Selon The Independent, le gouvernement britannique a été pris par surprise par la réaction négative de l'administration américaine, après la libération pour raisons de santé du Libyen.

"Prétendre que cette décision n'est pas guidée par des intérêts politiques et un niveau de consultation, voire de collusion, entre Edimbourgh et Londres, seuls les gueux peuvent le croire", écrit le quotidien.

"Il faudrait être naïf pour ne pas percevoir l'odeur du marchandage d'arrière-boutique", estime encore The Independent.

Pour le Financial Times, la libération de al-Megrahi ne marque pas la fin de cette histoire. Le quotidien économique juge que Londres a trouvé, avec cette libération, un "excellent moyen de se tirer d'affaire" en faisant tout reposer sur l'Ecosse.

"Les familles des 270 victimes de l'attentat de Lockerbie ont été abandonnées.
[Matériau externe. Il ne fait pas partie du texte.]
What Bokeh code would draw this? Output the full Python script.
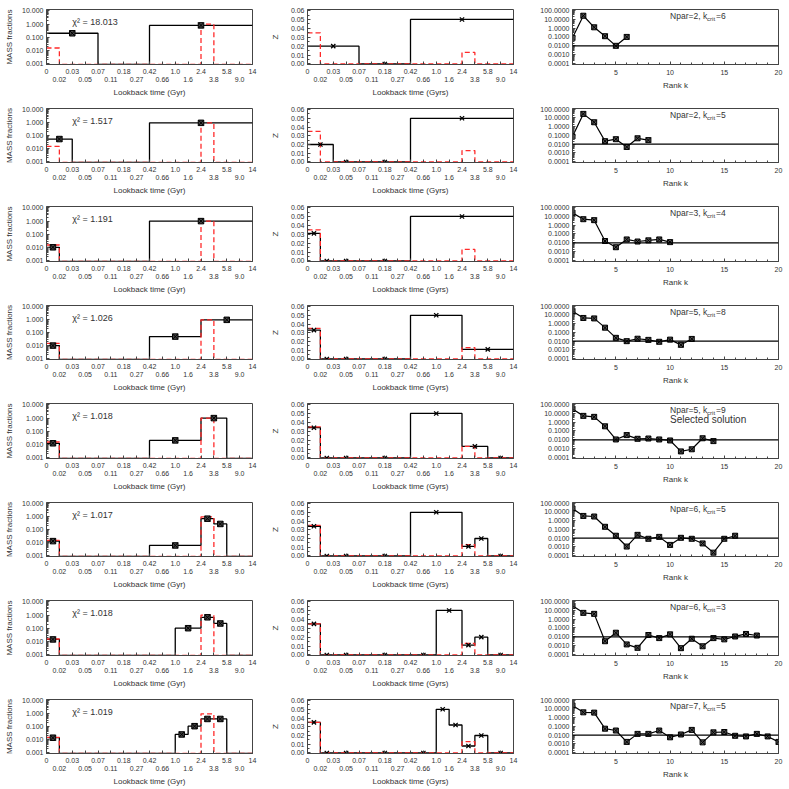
from bokeh.plotting import figure
from bokeh.models import (Range1d, FixedTicker, LinearAxis,
                          PrintfTickFormatter, Span)
from bokeh.layouts import column, row
from bokeh.core.properties import value
from bokeh.embed import file_html
from bokeh.resources import INLINE

# ---------------- data ----------------
TIME_LABELS = ["0", "0.02", "0.03", "0.05", "0.07", "0.11", "0.18", "0.27", "0.42",
               "0.66", "1.0", "1.6", "2.4", "3.8", "5.8", "9.0", "14"]

CHI2 = ["18.013", "1.517", "1.191", "1.026", "1.018", "1.017", "1.018", "1.019"]

# bin edges are positions on the lookback-time tick grid (index of TIME_LABELS)
EDGES_1 = [0, 4, 8, 16]
MASS_1 = [0.2, 0, 0.8]
Z_1 = [0.02, 0, 0.05]

EDGES_2 = [0, 2, 4, 8, 16]
MASS_2 = [0.055, 0, 0, 1.0]
Z_2 = [0.02, 0, 0, 0.05]

EDGES_3 = [0, 1, 2, 4, 8, 16]
MASS_3 = [0.01, 0, 0, 0, 1.0]
Z_3 = [0.031, 0, 0, 0, 0.05]

EDGES_4 = [0, 1, 2, 4, 8, 12, 16]
MASS_4 = [0.01, 0, 0, 0, 0.05, 1.0]
Z_4 = [0.033, 0, 0, 0, 0.05, 0.011]

EDGES_5 = [0, 1, 2, 4, 8, 12, 14, 16]
MASS_5 = [0.012, 0, 0, 0, 0.02, 1.0, 0]
Z_5 = [0.034, 0, 0, 0, 0.05, 0.013, 0]

EDGES_6 = [0, 1, 2, 4, 8, 12, 13, 14, 16]
MASS_6 = [0.013, 0, 0, 0, 0.006, 0.72, 0.28, 0]
Z_6 = [0.034, 0, 0, 0, 0.05, 0.011, 0.02, 0]

EDGES_7 = [0, 1, 2, 4, 8, 10, 12, 13, 14, 16]
MASS_7 = [0.014, 0, 0, 0, 0, 0.1, 0.68, 0.23, 0]
Z_7 = [0.035, 0, 0, 0, 0, 0.05, 0.011, 0.02, 0]

EDGES_8 = [0, 1, 2, 4, 8, 10, 11, 12, 13, 14, 16]
MASS_8 = [0.014, 0, 0, 0, 0, 0.025, 0.11, 0.4, 0.4, 0]
Z_8 = [0.035, 0, 0, 0, 0, 0.05, 0.032, 0.008, 0.02, 0]

TRUE_EDGES = [0, 1, 12, 13, 16]
TRUE_MASS = [0.015, 0, 1.0, 0]
TRUE_Z = [0.035, 0, 0.013, 0]

NPAR = [2, 2, 3, 5, 5, 6, 6, 7]
KCRIT = [6, 5, 4, 8, 9, 5, 3, 5]
SELECTED_ROW = 4

RANK_1 = [0.08, 24, 1.2, 0.12, 0.01, 0.1]
RANK_2 = [0.076, 29, 3.2, 0.022, 0.037, 0.0048, 0.047, 0.029]
RANK_3 = [23, 4.5, 3.5, 0.016, 0.0032, 0.024, 0.014, 0.019, 0.024, 0.012]
RANK_4 = [27, 4.5, 4.0, 0.35, 0.024, 0.01, 0.019, 0.014, 0.0085, 0.015, 0.0038, 0.018]
RANK_5 = [29, 4.9, 3.8, 0.33, 0.011, 0.034, 0.013, 0.014, 0.011, 0.0085, 0.0005,
          0.00087, 0.015, 0.0072]
RANK_6 = [25, 3.5, 3.0, 0.2, 0.019, 0.0011, 0.024, 0.0085, 0.014, 0.0017, 0.011,
          0.0085, 0.0025, 0.00022, 0.0085, 0.019]
RANK_7 = [30, 4.9, 3.8, 0.0032, 0.029, 0.0014, 0.00058, 0.016, 0.0072, 0.019,
          0.00053, 0.0061, 0.00087, 0.0072, 0.0052, 0.011, 0.021, 0.014]
RANK_8 = [25, 4.1, 3.8, 0.055, 0.034, 0.0017, 0.014, 0.014, 0.034, 0.0057, 0.012,
          0.04, 0.0015, 0.021, 0.023, 0.0085, 0.0072, 0.014, 0.0072, 0.0017]
RANK_THRESHOLD = 0.01

EDGES = [EDGES_1, EDGES_2, EDGES_3, EDGES_4, EDGES_5, EDGES_6, EDGES_7, EDGES_8]
MASSES = [MASS_1, MASS_2, MASS_3, MASS_4, MASS_5, MASS_6, MASS_7, MASS_8]
ZS = [Z_1, Z_2, Z_3, Z_4, Z_5, Z_6, Z_7, Z_8]
RANKS = [RANK_1, RANK_2, RANK_3, RANK_4, RANK_5, RANK_6, RANK_7, RANK_8]

# ---------------- style ----------------
FONT = "Liberation Sans"
AX = "#444444"
TXT = "#333333"
RED = "#ff2a2a"
MASS_FLOOR = 0.00086
MASS_RANGE = (0.00083, 13.0)
Z_RANGE = (-0.0006, 0.0612)
RANK_RANGE = (8e-5, 120.0)
ROW_H = [99, 98, 99, 98, 99, 98, 99, 98]
FRAME_H = 57
TOP = 9


def style_axis(ax, label_size="7px"):
    ax.axis_line_color = AX
    ax.axis_line_width = 1
    ax.major_tick_in = 3
    ax.major_tick_out = 0
    ax.minor_tick_in = 2
    ax.minor_tick_out = 0
    ax.major_tick_line_color = AX
    ax.minor_tick_line_color = AX
    ax.major_label_text_font = FONT
    ax.major_label_text_font_size = label_size
    ax.major_label_text_color = TXT
    ax.axis_label_text_font = FONT
    ax.axis_label_text_font_size = "8px"
    ax.axis_label_text_font_style = "normal"
    ax.axis_label_text_color = TXT
    ax.major_label_standoff = 3
    ax.axis_label_standoff = 3


def decade_minor(lo_exp, hi_exp):
    out = []
    for e in range(lo_exp, hi_exp):
        for m in range(2, 10):
            out.append(m * 10.0 ** e)
    return out


def time_axes(p, xlabel):
    ticks = list(range(len(TIME_LABELS)))
    even = [i for i in ticks if i % 2 == 0]
    odd = [i for i in ticks if i % 2 == 1]
    ax = p.xaxis[0]
    ax.ticker = FixedTicker(ticks=even, minor_ticks=odd)
    style_axis(ax)
    ax.minor_tick_in = 3
    ax.major_label_overrides = {i: TIME_LABELS[i] for i in even}
    ax.major_label_standoff = 4
    ax2 = LinearAxis(ticker=FixedTicker(ticks=odd))
    style_axis(ax2)
    ax2.axis_line_color = None
    ax2.major_tick_line_color = None
    ax2.minor_tick_line_color = None
    ax2.major_label_overrides = {i: TIME_LABELS[i] for i in odd}
    ax2.major_label_standoff = 0
    ax2.axis_label = xlabel
    ax2.axis_label_standoff = 3
    p.add_layout(ax2, "below")


def new_fig(w, h, left, right, xr, yr, ylog):
    p = figure(width=w, height=h, x_range=Range1d(*xr), y_range=Range1d(*yr),
               y_axis_type="log" if ylog else "linear",
               output_backend="svg", toolbar_location=None,
               min_border_left=left, min_border_right=right,
               min_border_top=TOP, min_border_bottom=h - TOP - FRAME_H)
    p.xgrid.visible = False
    p.ygrid.visible = False
    p.outline_line_color = AX
    p.outline_line_width = 1
    p.background_fill_color = "white"
    return p


def step_data(edges, vals, floor):
    y = [v if v > 0 else floor for v in vals]
    return list(edges), y + [y[-1]]


rows = []
for r in range(8):
    h = ROW_H[r]
    edges = EDGES[r]
    centers = [(edges[i] + edges[i + 1]) / 2 for i in range(len(edges) - 1)]

    # ---- mass panel ----
    p1 = new_fig(263, h, 46, 11, (0, 16), MASS_RANGE, True)
    time_axes(p1, "Lookback time (Gyr)")
    yax = p1.yaxis[0]
    style_axis(yax)
    yax.ticker = FixedTicker(ticks=[0.001, 0.01, 0.1, 1.0, 10.0],
                             minor_ticks=decade_minor(-3, 2))
    yax.formatter = PrintfTickFormatter(format="%.3f")
    yax.axis_label = "MASS fractions"
    yax.axis_label_standoff = 5
    x, y = step_data(edges, MASSES[r], MASS_FLOOR)
    p1.step(x=x, y=y, mode="after", line_color="black", line_width=1.3)
    tx, ty = step_data(TRUE_EDGES, TRUE_MASS, MASS_FLOOR)
    p1.step(x=tx, y=ty, mode="after", line_color=RED, line_width=1.3, line_dash="5 3")
    mc = [c for c, v in zip(centers, MASSES[r]) if v > 0]
    mv = [v for v in MASSES[r] if v > 0]
    p1.scatter(x=mc, y=mv, marker="square_x", size=5.5, line_color="black",
               fill_color="#444444", line_width=1)
    p1.text(x=[2.0], y=[1.4], text=["\u03c7\u00b2 = " + CHI2[r]],
            text_font=value(FONT), text_font_size="9px", text_color=TXT,
            text_baseline="middle", text_align="left")

    # ---- metallicity panel ----
    p2 = new_fig(263, h, 44, 13, (0, 16), Z_RANGE, False)
    time_axes(p2, "Lookback time (Gyrs)")
    yax = p2.yaxis[0]
    style_axis(yax)
    yax.ticker = FixedTicker(ticks=[0.0, 0.01, 0.02, 0.03, 0.04, 0.05, 0.06],
                             minor_ticks=[0.005 * i for i in range(13)])
    yax.formatter = PrintfTickFormatter(format="%.2f")
    yax.axis_label = "Z"
    yax.axis_label_standoff = 8
    x, y = step_data(edges, ZS[r], 0.0)
    p2.step(x=x, y=y, mode="after", line_color="black", line_width=1.3)
    tx, ty = step_data(TRUE_EDGES, TRUE_Z, 0.0)
    p2.step(x=tx, y=ty, mode="after", line_color=RED, line_width=1.3, line_dash="5 3")
    p2.scatter(x=centers, y=ZS[r], marker="x", size=6, line_color="black", line_width=1.3)

    # ---- rank panel ----
    p3 = new_fig(260, h, 46, 8, (1, 20), RANK_RANGE, True)
    xax = p3.xaxis[0]
    style_axis(xax)
    xax.ticker = FixedTicker(ticks=[5, 10, 15, 20], minor_ticks=list(range(1, 21)))
    xax.axis_label = "Rank k"
    xax.major_label_standoff = 5
    yax = p3.yaxis[0]
    style_axis(yax)
    yax.ticker = FixedTicker(ticks=[1e-4, 1e-3, 1e-2, 1e-1, 1.0, 10.0, 100.0],
                             minor_ticks=decade_minor(-4, 2))
    yax.formatter = PrintfTickFormatter(format="%.4f")
    p3.add_layout(Span(location=RANK_THRESHOLD, dimension="width",
                       line_color="black", line_width=1.3))
    ks = list(range(1, len(RANKS[r]) + 1))
    p3.line(x=ks, y=RANKS[r], line_color="black", line_width=1.2)
    p3.scatter(x=ks, y=RANKS[r], marker="square_x", size=5, line_color="black",
               fill_color="#555555", line_width=1)
    p3.text(x=[10], y=[20], text=["Npar=%d, k" % NPAR[r]], text_font=value(FONT),
            text_font_size="8.5px", text_color=TXT, text_baseline="middle")
    p3.text(x=[10], y=[20], text=["crit"], x_offset=37, y_offset=3,
            text_font=value(FONT), text_font_size="6px", text_color=TXT,
            text_baseline="middle")
    p3.text(x=[10], y=[20], text=["=%d" % KCRIT[r]], x_offset=46,
            text_font=value(FONT), text_font_size="8.5px", text_color=TXT,
            text_baseline="middle")
    if r == SELECTED_ROW:
        p3.text(x=[10], y=[1.8], text=["Selected solution"], text_font=value(FONT),
                text_font_size="10px", text_color=TXT, text_baseline="middle")

    rows.append(row(p1, p2, p3))

layout = column(*rows)
open("out.html", "w").write(file_html(layout, INLINE))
Il faut encore enquêter pour savoir tout ce qui s'est passé", défend le FT, ajoutant que les "questions derrière cette atrocité n'ont pas été entièrement éclaircies".

De son côté, le Daily Mail estime que la Grande-Bretagne a été humiliée par la Libye. "Il était bien plus facile de faciliter le retour de al-Megrahi en Libye que de faire face à des vérités inconfortables sur son éventuelle innocence". "Vraiment, cela a été une semaine de la honte pour nos dirigeants, des deux côtés de la frontière", ajoute le journal.

Le tabloïd The Sun, quant à lui, qualifie l'accueil triomphal reçu par al-Megrahi à Tripoli de "spectacle écoeurant (...) scandaleux mais inévitable", avec aucune inclination pour la modération à attendre de la part des "foules exultantes de Tripoli".